It’s not the Death Penalty, but as previously speculated, some of the sanctions might as well be. Emmert said in a follow-up press conference that the decision was not negotiated as previously believed.

Without any further delay, here are the penalties. The Big Ten is also set to announce additional sanctions against Penn State later this morning

1) A $60 million fine, the funds of which go to external programs for child abuse. According to the NCAA, that amount “cannot come at the expense of non-revenue sports or student-athlete scholarships.”

2) A four-year postseason ban.

3) All wins from 1998-2011 will be vacated (111 wins). Joe Paterno is no longer major college football’s winningest.

4) A reduction of 10 initial and 20 total scholarships each year for a four-year period. This will drop the limit of offered scholarships per year to 15 and cap the total number of scholarships to 65.

5) Five years probation with a monitor.

6) The NCAA can investigate the program further after criminal proceedings.

Additionally, Penn State athletes may be allowed to transfer wherever they like without penalty. NCAA is considering waiving scholarship limit for schools that accept PSU transfers as well, so the Association is really bending over backward for the athletes here.

Here’s the press release from the NCAA this morning:

By perpetuating a “football first” culture that ultimately enabled serial child sexual abuse to occur, The Pennsylvania State University leadership failed to value and uphold institutional integrity, resulting in a breach of the NCAA Constitution and rules. The NCAA Division I Board of Directors and NCAA Executive Committee directed Association president Mark Emmert to examine the circumstances and determine appropriate action in consultation with these presidential bodies.

“As we evaluated the situation, the victims affected by Jerry Sandusky and the efforts by many to conceal his crimes informed our actions,” said Emmert. “At our core, we are educators. Penn State leadership lost sight of that.”

According to the NCAA conclusions and sanctions, the Freeh Report “presents an unprecedented failure of institutional integrity leading to a culture in which a football program was held in higher esteem than the values of the institution, the values of the NCAA, the values of higher education, and most disturbingly the values of human decency.”

As a result, the NCAA imposed a $60 million sanction on the university, which is equivalent to the average gross annual revenue of the football program. These funds must be paid into an endowment for external programs preventing child sexual abuse or assisting victims and may not be used to fund such programs at the university.

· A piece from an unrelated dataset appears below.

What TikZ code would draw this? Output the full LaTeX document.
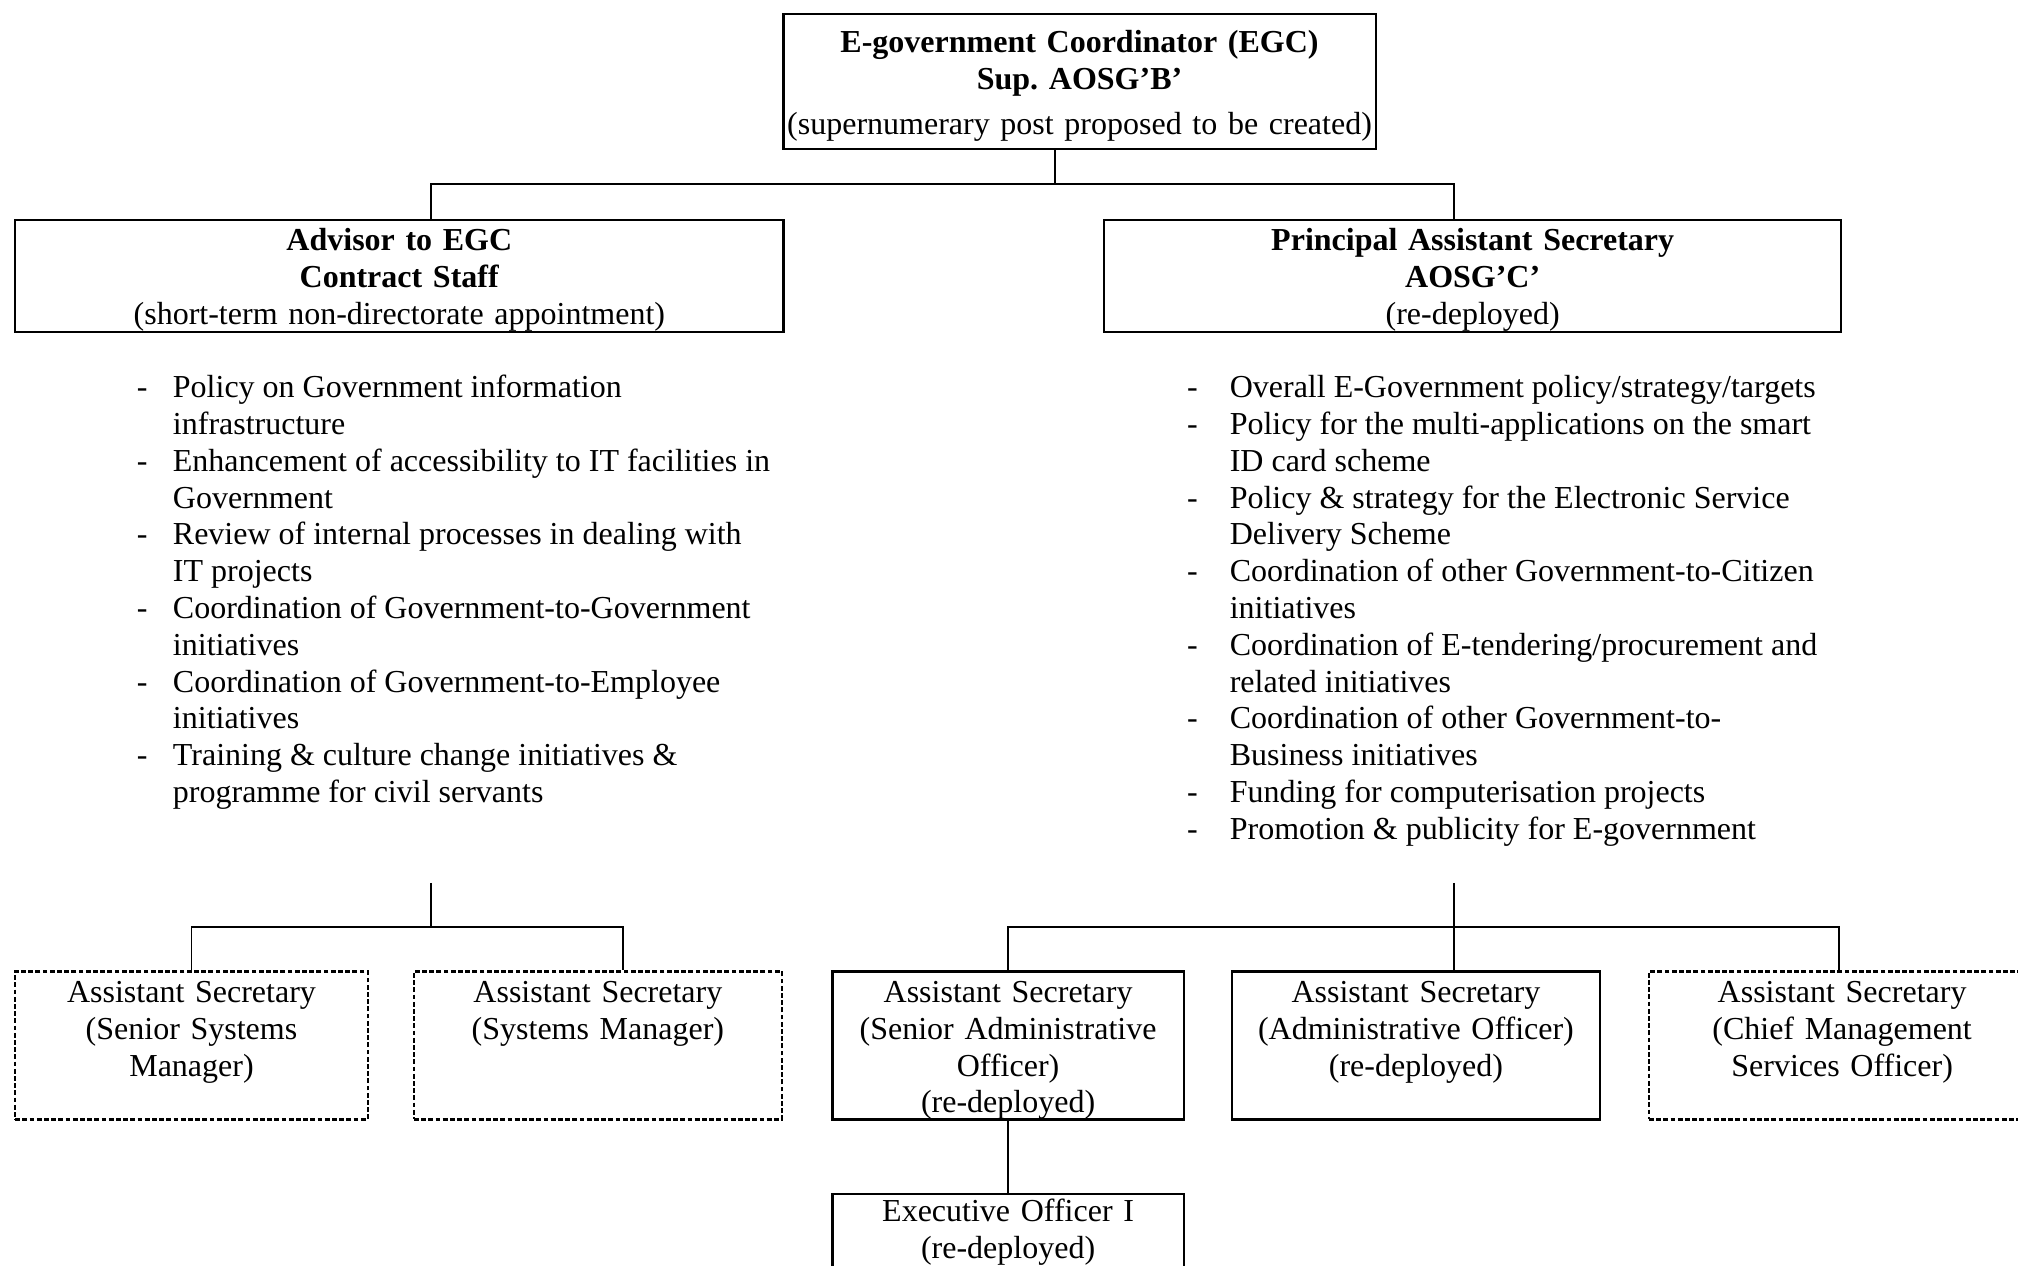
\documentclass[tikz,border=0pt]{standalone}
\usepackage{fontspec}
\setmainfont{Liberation Serif}
\frenchspacing
\usetikzlibrary{positioning}

\tikzset{
  post/.style={draw, line width=0.8pt, anchor=north west, inner xsep=0pt, inner ysep=0pt,
    align=center, text height=11.6pt},
  lowpost/.style={post, text depth=43.9pt},
  vacant/.style={lowpost, dash pattern=on 1.8pt off 0.9pt},
  link/.style={line width=0.7pt},
  duties/.style={anchor=base west, inner sep=0pt}
}

\begin{document}
\begin{tikzpicture}[x=0.4826pt, y=-0.4826pt, font=\fontsize{12}{13.8}\selectfont]
    \clip (0,0) rectangle (1568,983);

    % coordinator
    \node[post, text width=222pt, text height=14.5pt, text depth=36.2pt] (egc) at (608,10)
        {\textbf{E-government Coordinator (EGC)}\\ \textbf{Sup. AOSG’B’}\\[3pt] (supernumerary post proposed to be created)};

    % second level
    \node[post, text width=288.1pt, text depth=30.4pt] (advisor) at (11,170)
        {\textbf{Advisor to EGC}\\ \textbf{Contract Staff}\\ (short-term non-directorate appointment)};
    \node[post, text width=276.5pt, text depth=30.4pt] (pas) at (857,170)
        {\textbf{Principal Assistant Secretary}\\ \textbf{AOSG’C’}\\ (re-deployed)};

    % duties
    \node[duties] (advduties) at (106,309) {\begin{tabular}[t]{@{}p{13.5pt}@{}l@{}}
        - & Policy on Government information\\
          & infrastructure\\
        - & Enhancement of accessibility to IT facilities in\\
          & Government\\
        - & Review of internal processes in dealing with\\
          & IT projects\\
        - & Coordination of Government-to-Government\\
          & initiatives\\
        - & Coordination of Government-to-Employee\\
          & initiatives\\
        - & Training \& culture change initiatives \&\\
          & programme for civil servants
    \end{tabular}};
    \node[duties] (pasduties) at (922,309) {\begin{tabular}[t]{@{}p{16pt}@{}l@{}}
        - & Overall E-Government policy/strategy/targets\\
        - & Policy for the multi-applications on the smart\\
          & ID card scheme\\
        - & Policy \& strategy for the Electronic Service\\
          & Delivery Scheme\\
        - & Coordination of other Government-to-Citizen\\
          & initiatives\\
        - & Coordination of E-tendering/procurement and\\
          & related initiatives\\
        - & Coordination of other Government-to-\\
          & Business initiatives\\
        - & Funding for computerisation projects\\
        - & Promotion \& publicity for E-government
    \end{tabular}};

    % assistant secretaries
    \node[vacant, text width=132.2pt] (ssm) at (11,754)
        {Assistant Secretary\\ (Senior Systems\\ Manager)};
    \node[vacant, text width=138pt, right=16.5pt of ssm] (sm)
        {Assistant Secretary\\ (Systems Manager)};
    \node[lowpost, text width=131.7pt] (sao) at (646,754)
        {Assistant Secretary\\ (Senior Administrative\\ Officer)\\ (re-deployed)};
    \node[lowpost, text width=138pt, right=17.3pt of sao] (ao)
        {Assistant Secretary\\ (Administrative Officer)\\ (re-deployed)};
    \node[vacant, text width=144.8pt, right=17.6pt of ao] (cmso)
        {Assistant Secretary\\ (Chief Management\\ Services Officer)};
    \node[lowpost, text width=131.7pt, text height=10.6pt, below=27pt of sao] (eo)
        {Executive Officer I\\ (re-deployed)};

    % connectors
    \coordinate (tophub) at (820,143);
    \coordinate (leftfoot) at (335,686);
    \coordinate (lefthub) at (335,720);
    \coordinate (rightfoot) at (1130,686);
    \coordinate (righthub) at (1130,720);

    \draw[link] (tophub |- egc.south) -- (tophub);
    \draw[link] (335,0 |- advisor.north) |- (tophub) -| (1130,0 |- pas.north);

    \draw[link] (leftfoot) -- (lefthub);
    \draw[link] (ssm.north) |- (lefthub) -| (484,0 |- sm.north);

    \draw[link] (rightfoot) -- (1130,0 |- ao.north);
    \draw[link] (sao.north) |- (righthub) -| (1429,0 |- cmso.north);
    \draw[link] (sao.south) -- (eo.north);
\end{tikzpicture}
\end{document}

The sanctions also include a four-year football postseason ban and a vacation of all wins from 1998 through 2011. The career record of former head football coach Joe Paterno will reflect these vacated records. Penn State must also reduce 10 initial and 20 total scholarships each year for a four-year period. In addition, the NCAA reserves the right to impose additional sanctions on involved individuals at the conclusion of any criminal proceedings.

The NCAA recognizes that student-athletes are not responsible for these events and worked to minimize the impact of its sanctions on current and incoming football student-athletes. Any entering or returning student-athlete will be allowed to immediately transfer and compete at another school. Further, any football student-athletes who remain at the university may retain their scholarships, regardless of whether they compete on the team.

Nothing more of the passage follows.